Description of the task
Reproduce exactly, with no pictures, each line from the opening of the material down through the line containing "import seaborn as sns".

Provided material
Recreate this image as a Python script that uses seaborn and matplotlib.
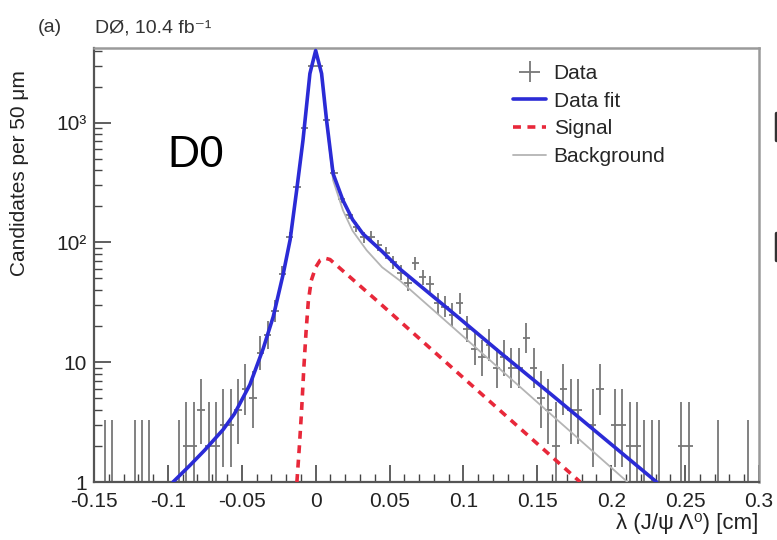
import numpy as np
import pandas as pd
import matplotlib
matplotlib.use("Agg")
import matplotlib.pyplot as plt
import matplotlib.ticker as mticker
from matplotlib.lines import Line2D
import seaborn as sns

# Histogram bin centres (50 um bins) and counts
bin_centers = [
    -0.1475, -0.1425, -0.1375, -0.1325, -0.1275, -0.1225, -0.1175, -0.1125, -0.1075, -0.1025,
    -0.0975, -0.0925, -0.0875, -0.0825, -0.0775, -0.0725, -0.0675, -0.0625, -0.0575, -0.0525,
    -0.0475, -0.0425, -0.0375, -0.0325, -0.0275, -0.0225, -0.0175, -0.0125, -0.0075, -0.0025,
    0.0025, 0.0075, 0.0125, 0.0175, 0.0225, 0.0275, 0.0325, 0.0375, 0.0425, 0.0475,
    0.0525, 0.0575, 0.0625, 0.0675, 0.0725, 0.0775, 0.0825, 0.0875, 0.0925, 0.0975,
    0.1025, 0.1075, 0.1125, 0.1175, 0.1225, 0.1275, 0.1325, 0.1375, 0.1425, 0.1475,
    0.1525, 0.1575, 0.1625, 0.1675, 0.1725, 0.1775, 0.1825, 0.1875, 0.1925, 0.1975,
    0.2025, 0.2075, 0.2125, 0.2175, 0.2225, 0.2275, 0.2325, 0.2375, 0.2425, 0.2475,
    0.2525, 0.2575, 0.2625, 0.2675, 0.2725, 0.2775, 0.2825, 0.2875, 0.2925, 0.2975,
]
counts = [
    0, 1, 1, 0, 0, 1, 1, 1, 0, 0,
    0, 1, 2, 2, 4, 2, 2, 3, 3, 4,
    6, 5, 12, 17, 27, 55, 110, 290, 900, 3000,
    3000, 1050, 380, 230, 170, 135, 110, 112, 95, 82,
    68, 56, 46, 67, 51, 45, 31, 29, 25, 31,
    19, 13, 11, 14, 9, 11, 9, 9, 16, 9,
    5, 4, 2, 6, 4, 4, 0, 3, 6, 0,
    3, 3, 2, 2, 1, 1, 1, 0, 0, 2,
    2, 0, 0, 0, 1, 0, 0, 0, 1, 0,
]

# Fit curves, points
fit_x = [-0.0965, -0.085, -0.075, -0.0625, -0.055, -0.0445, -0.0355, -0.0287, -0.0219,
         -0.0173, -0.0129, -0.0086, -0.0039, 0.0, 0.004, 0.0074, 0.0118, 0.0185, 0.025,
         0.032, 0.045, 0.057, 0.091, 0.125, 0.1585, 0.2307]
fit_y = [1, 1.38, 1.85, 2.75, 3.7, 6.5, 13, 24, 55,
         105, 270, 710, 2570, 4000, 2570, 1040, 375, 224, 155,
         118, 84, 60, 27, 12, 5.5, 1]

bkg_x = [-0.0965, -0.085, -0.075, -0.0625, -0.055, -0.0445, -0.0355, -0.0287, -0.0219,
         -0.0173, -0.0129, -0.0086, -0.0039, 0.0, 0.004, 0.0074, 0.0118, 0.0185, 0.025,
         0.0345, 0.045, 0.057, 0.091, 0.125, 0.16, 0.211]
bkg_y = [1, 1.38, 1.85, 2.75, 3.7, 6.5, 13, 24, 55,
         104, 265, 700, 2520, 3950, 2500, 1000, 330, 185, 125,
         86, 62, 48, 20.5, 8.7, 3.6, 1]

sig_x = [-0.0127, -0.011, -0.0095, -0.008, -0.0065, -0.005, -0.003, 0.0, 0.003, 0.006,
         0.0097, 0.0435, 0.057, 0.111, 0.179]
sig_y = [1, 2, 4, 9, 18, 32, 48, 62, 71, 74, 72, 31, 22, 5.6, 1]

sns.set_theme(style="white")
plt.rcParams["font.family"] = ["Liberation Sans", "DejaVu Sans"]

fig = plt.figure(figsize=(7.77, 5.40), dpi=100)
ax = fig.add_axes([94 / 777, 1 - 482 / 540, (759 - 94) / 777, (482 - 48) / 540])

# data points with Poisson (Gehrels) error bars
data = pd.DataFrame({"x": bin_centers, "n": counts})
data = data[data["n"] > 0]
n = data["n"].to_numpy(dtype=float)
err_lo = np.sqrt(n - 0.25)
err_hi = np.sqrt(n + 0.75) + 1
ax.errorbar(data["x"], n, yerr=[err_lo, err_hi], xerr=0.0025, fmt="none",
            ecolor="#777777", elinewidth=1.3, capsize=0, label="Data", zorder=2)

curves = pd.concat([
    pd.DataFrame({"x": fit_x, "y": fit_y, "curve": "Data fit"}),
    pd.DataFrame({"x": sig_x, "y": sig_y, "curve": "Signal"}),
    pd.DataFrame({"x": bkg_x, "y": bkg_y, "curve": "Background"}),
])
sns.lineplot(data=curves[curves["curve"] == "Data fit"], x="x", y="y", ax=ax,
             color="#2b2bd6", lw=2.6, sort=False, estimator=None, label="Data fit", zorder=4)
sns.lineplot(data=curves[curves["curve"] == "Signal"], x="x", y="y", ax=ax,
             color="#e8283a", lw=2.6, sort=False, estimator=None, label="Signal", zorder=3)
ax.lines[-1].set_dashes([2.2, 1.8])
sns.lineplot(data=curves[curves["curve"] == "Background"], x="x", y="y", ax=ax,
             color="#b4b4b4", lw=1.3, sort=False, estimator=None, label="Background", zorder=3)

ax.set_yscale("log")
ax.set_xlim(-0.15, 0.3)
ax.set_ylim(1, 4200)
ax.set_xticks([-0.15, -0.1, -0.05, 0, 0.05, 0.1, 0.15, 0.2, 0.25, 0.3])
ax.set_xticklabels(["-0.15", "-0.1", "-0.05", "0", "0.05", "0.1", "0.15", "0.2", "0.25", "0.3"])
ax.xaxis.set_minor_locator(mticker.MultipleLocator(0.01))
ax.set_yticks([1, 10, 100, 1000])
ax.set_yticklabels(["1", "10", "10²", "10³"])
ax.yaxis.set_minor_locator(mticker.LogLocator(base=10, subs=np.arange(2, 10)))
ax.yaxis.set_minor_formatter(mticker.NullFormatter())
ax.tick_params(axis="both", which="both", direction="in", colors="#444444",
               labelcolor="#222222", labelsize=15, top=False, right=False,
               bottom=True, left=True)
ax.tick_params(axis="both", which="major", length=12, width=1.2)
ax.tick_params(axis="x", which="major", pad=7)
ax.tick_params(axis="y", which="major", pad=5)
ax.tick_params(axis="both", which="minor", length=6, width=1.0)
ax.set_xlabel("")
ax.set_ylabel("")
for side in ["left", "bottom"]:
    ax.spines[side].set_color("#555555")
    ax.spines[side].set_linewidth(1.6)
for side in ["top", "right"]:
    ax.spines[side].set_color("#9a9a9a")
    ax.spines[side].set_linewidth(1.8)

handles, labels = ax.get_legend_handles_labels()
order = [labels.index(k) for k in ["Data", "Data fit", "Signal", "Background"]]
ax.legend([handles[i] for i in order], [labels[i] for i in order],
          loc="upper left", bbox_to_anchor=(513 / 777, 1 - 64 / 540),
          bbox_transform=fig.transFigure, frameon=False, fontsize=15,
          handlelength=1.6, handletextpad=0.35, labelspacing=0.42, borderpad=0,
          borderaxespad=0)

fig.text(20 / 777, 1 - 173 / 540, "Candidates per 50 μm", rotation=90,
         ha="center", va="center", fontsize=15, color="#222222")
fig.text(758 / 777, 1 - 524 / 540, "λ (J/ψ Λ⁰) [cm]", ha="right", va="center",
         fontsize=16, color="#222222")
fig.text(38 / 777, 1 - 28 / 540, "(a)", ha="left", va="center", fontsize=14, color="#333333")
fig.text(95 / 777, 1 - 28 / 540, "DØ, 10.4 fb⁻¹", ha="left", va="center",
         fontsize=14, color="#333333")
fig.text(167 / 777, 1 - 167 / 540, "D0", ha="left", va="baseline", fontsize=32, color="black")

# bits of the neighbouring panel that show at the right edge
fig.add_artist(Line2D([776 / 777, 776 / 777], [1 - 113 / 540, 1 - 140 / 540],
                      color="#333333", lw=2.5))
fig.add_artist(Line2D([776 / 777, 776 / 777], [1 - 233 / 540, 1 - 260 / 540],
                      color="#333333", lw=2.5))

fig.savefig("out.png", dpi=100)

Solution to this task
Recreate this image as a Python script that uses seaborn and matplotlib.
import numpy as np
import pandas as pd
import matplotlib
matplotlib.use("Agg")
import matplotlib.pyplot as plt
import matplotlib.ticker as mticker
from matplotlib.lines import Line2D
import seaborn as sns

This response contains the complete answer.